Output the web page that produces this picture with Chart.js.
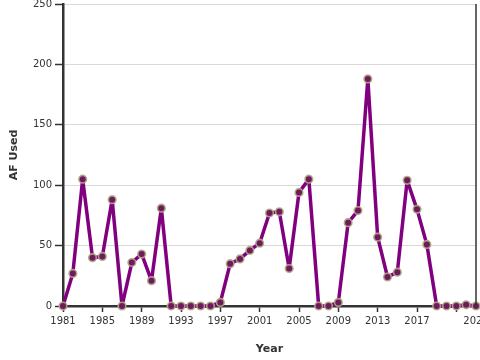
<!DOCTYPE html>
<html>
<head>
<meta charset="utf-8">
<script src="https://cdn.jsdelivr.net/npm/chart.js@4/dist/chart.umd.min.js"></script>
<style>
  html, body { margin: 0; padding: 0; background: #fff; }
  #wrap { width: 480px; height: 360px; }
</style>
</head>
<body>
<div id="wrap"><canvas id="chart" width="480" height="360"></canvas></div>
<script>
// 数据
const years = [1981, 1982, 1983, 1984, 1985, 1986, 1987, 1988, 1989, 1990,
  1991, 1992, 1993, 1994, 1995, 1996, 1997, 1998, 1999, 2000,
  2001, 2002, 2003, 2004, 2005, 2006, 2007, 2008, 2009, 2010,
  2011, 2012, 2013, 2014, 2015, 2016, 2017, 2018, 2019, 2020,
  2021, 2022, 2023];
const afUsed = [0, 27, 105, 40, 41, 88, 0, 36, 43, 21,
  81, 0, 0, 0, 0, 0, 3, 35, 39, 46,
  52, 77, 78, 31, 94, 105, 0, 0, 3, 69,
  79, 188, 57, 24, 28, 104, 80, 51, 0, 0,
  0, 1, 0];
const xTickValues = [1981, 1985, 1989, 1993, 1997, 2001, 2005, 2009, 2013, 2017, 2021, 2023];
const xTickLabels = ['1981', '1985', '1989', '1993', '1997', '2001', '2005', '2009', '2013', '2017', '', '2023'];
const yTickValues = [0, 50, 100, 150, 200, 250];

const axisColor = '#333';
const font = { family: "'DejaVu Sans', Verdana, sans-serif", size: 10 };
const titleFont = { family: "'DejaVu Sans', Verdana, sans-serif", size: 11, weight: 'bold' };

// 右侧边框
const rightBorder = {
  id: 'rightBorder',
  afterDraw(chart) {
    const { ctx, chartArea } = chart;
    ctx.save();
    ctx.strokeStyle = axisColor;
    ctx.lineWidth = 1.5;
    ctx.beginPath();
    ctx.moveTo(chartArea.right, chartArea.top);
    ctx.lineTo(chartArea.right, chartArea.bottom);
    ctx.stroke();
    ctx.restore();
  }
};

new Chart(document.getElementById('chart'), {
  type: 'line',
  data: {
    datasets: [{
      label: 'AF Used',
      data: years.map((y, i) => ({ x: y, y: afUsed[i] })),
      borderColor: '#800080',
      borderWidth: 3.5,
      borderJoinStyle: 'round',
      borderCapStyle: 'round',
      tension: 0,
      pointRadius: 3.8,
      pointBorderWidth: 1.6,
      pointBackgroundColor: '#6e1a60',
      pointBorderColor: 'rgba(180,170,130,0.9)',
      clip: false
    }]
  },
  options: {
    responsive: false,
    animation: false,
    layout: { autoPadding: false, padding: { top: 4, right: 4, left: 0, bottom: 0 } },
    plugins: { legend: { display: false }, tooltip: { enabled: false } },
    scales: {
      x: {
        type: 'linear',
        min: 1981,
        max: 2023,
        afterBuildTicks: (scale) => { scale.ticks = xTickValues.map(v => ({ value: v })); },
        afterFit: (scale) => {
          scale.height = 54;
          scale.paddingLeft = 0;
          scale.paddingRight = 0;
        },
        ticks: {
          autoSkip: false,
          maxRotation: 0,
          color: axisColor,
          font: font,
          padding: 3,
          callback: (v) => xTickLabels[xTickValues.indexOf(v)]
        },
        grid: {
          drawOnChartArea: false,
          tickLength: 6,
          tickColor: (ctx) => ctx.tick && ctx.tick.value === 2023 ? 'rgba(0,0,0,0)' : axisColor,
          tickWidth: 1.5
        },
        border: { color: axisColor, width: 2.5 },
        title: { display: true, text: 'Year', color: axisColor, font: titleFont, padding: { top: 7 } }
      },
      y: {
        min: 0,
        max: 250,
        afterBuildTicks: (scale) => { scale.ticks = yTickValues.map(v => ({ value: v })); },
        afterFit: (scale) => {
          scale.width = 63;
          scale.paddingTop = 0;
          scale.paddingBottom = 0;
        },
        ticks: { color: axisColor, font: font, padding: 3 },
        grid: {
          color: '#d9d9d9',
          lineWidth: 1,
          tickLength: 8,
          tickColor: axisColor,
          tickWidth: 1.5
        },
        border: { color: axisColor, width: 2.5 },
        title: { display: true, text: 'AF Used', color: axisColor, font: titleFont, padding: { top: 8, bottom: 8 } }
      }
    }
  },
  plugins: [rightBorder]
});
</script>
</body>
</html>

——————————

Your instructions: Extract the full listing above verbatim; pictures are to be left out of the copy.

Exercise output:
Output the web page that produces this picture with Chart.js.
<!DOCTYPE html>
<html>
<head>
<meta charset="utf-8">
<script src="https://cdn.jsdelivr.net/npm/chart.js@4/dist/chart.umd.min.js"></script>
<style>
  html, body { margin: 0; padding: 0; background: #fff; }
  #wrap { width: 480px; height: 360px; }
</style>
</head>
<body>
<div id="wrap"><canvas id="chart" width="480" height="360"></canvas></div>
<script>
// 数据
const years = [1981, 1982, 1983, 1984, 1985, 1986, 1987, 1988, 1989, 1990,
  1991, 1992, 1993, 1994, 1995, 1996, 1997, 1998, 1999, 2000,
  2001, 2002, 2003, 2004, 2005, 2006, 2007, 2008, 2009, 2010,
  2011, 2012, 2013, 2014, 2015, 2016, 2017, 2018, 2019, 2020,
  2021, 2022, 2023];
const afUsed = [0, 27, 105, 40, 41, 88, 0, 36, 43, 21,
  81, 0, 0, 0, 0, 0, 3, 35, 39, 46,
  52, 77, 78, 31, 94, 105, 0, 0, 3, 69,
  79, 188, 57, 24, 28, 104, 80, 51, 0, 0,
  0, 1, 0];
const xTickValues = [1981, 1985, 1989, 1993, 1997, 2001, 2005, 2009, 2013, 2017, 2021, 2023];
const xTickLabels = ['1981', '1985', '1989', '1993', '1997', '2001', '2005', '2009', '2013', '2017', '', '2023'];
const yTickValues = [0, 50, 100, 150, 200, 250];

const axisColor = '#333';
const font = { family: "'DejaVu Sans', Verdana, sans-serif", size: 10 };
const titleFont = { family: "'DejaVu Sans', Verdana, sans-serif", size: 11, weight: 'bold' };

// 右侧边框
const rightBorder = {
  id: 'rightBorder',
  afterDraw(chart) {
    const { ctx, chartArea } = chart;
    ctx.save();
    ctx.strokeStyle = axisColor;
    ctx.lineWidth = 1.5;
    ctx.beginPath();
    ctx.moveTo(chartArea.right, chartArea.top);
    ctx.lineTo(chartArea.right, chartArea.bottom);
    ctx.stroke();
    ctx.restore();
  }
};

new Chart(document.getElementById('chart'), {
  type: 'line',
  data: {
    datasets: [{
      label: 'AF Used',
      data: years.map((y, i) => ({ x: y, y: afUsed[i] })),
      borderColor: '#800080',
      borderWidth: 3.5,
      borderJoinStyle: 'round',
      borderCapStyle: 'round',
      tension: 0,
      pointRadius: 3.8,
      pointBorderWidth: 1.6,
      pointBackgroundColor: '#6e1a60',
      pointBorderColor: 'rgba(180,170,130,0.9)',
      clip: false
    }]
  },
  options: {
    responsive: false,
    animation: false,
    layout: { autoPadding: false, padding: { top: 4, right: 4, left: 0, bottom: 0 } },
    plugins: { legend: { display: false }, tooltip: { enabled: false } },
    scales: {
      x: {
        type: 'linear',
        min: 1981,
        max: 2023,
        afterBuildTicks: (scale) => { scale.ticks = xTickValues.map(v => ({ value: v })); },
        afterFit: (scale) => {
          scale.height = 54;
          scale.paddingLeft = 0;
          scale.paddingRight = 0;
        },
        ticks: {
          autoSkip: false,
          maxRotation: 0,
          color: axisColor,
          font: font,
          padding: 3,
          callback: (v) => xTickLabels[xTickValues.indexOf(v)]
        },
        grid: {
          drawOnChartArea: false,
          tickLength: 6,
          tickColor: (ctx) => ctx.tick && ctx.tick.value === 2023 ? 'rgba(0,0,0,0)' : axisColor,
          tickWidth: 1.5
        },
        border: { color: axisColor, width: 2.5 },
        title: { display: true, text: 'Year', color: axisColor, font: titleFont, padding: { top: 7 } }
      },
      y: {
        min: 0,
        max: 250,
        afterBuildTicks: (scale) => { scale.ticks = yTickValues.map(v => ({ value: v })); },
        afterFit: (scale) => {
          scale.width = 63;
          scale.paddingTop = 0;
          scale.paddingBottom = 0;
        },
        ticks: { color: axisColor, font: font, padding: 3 },
        grid: {
          color: '#d9d9d9',
          lineWidth: 1,
          tickLength: 8,
          tickColor: axisColor,
          tickWidth: 1.5
        },
        border: { color: axisColor, width: 2.5 },
        title: { display: true, text: 'AF Used', color: axisColor, font: titleFont, padding: { top: 8, bottom: 8 } }
      }
    }
  },
  plugins: [rightBorder]
});
</script>
</body>
</html>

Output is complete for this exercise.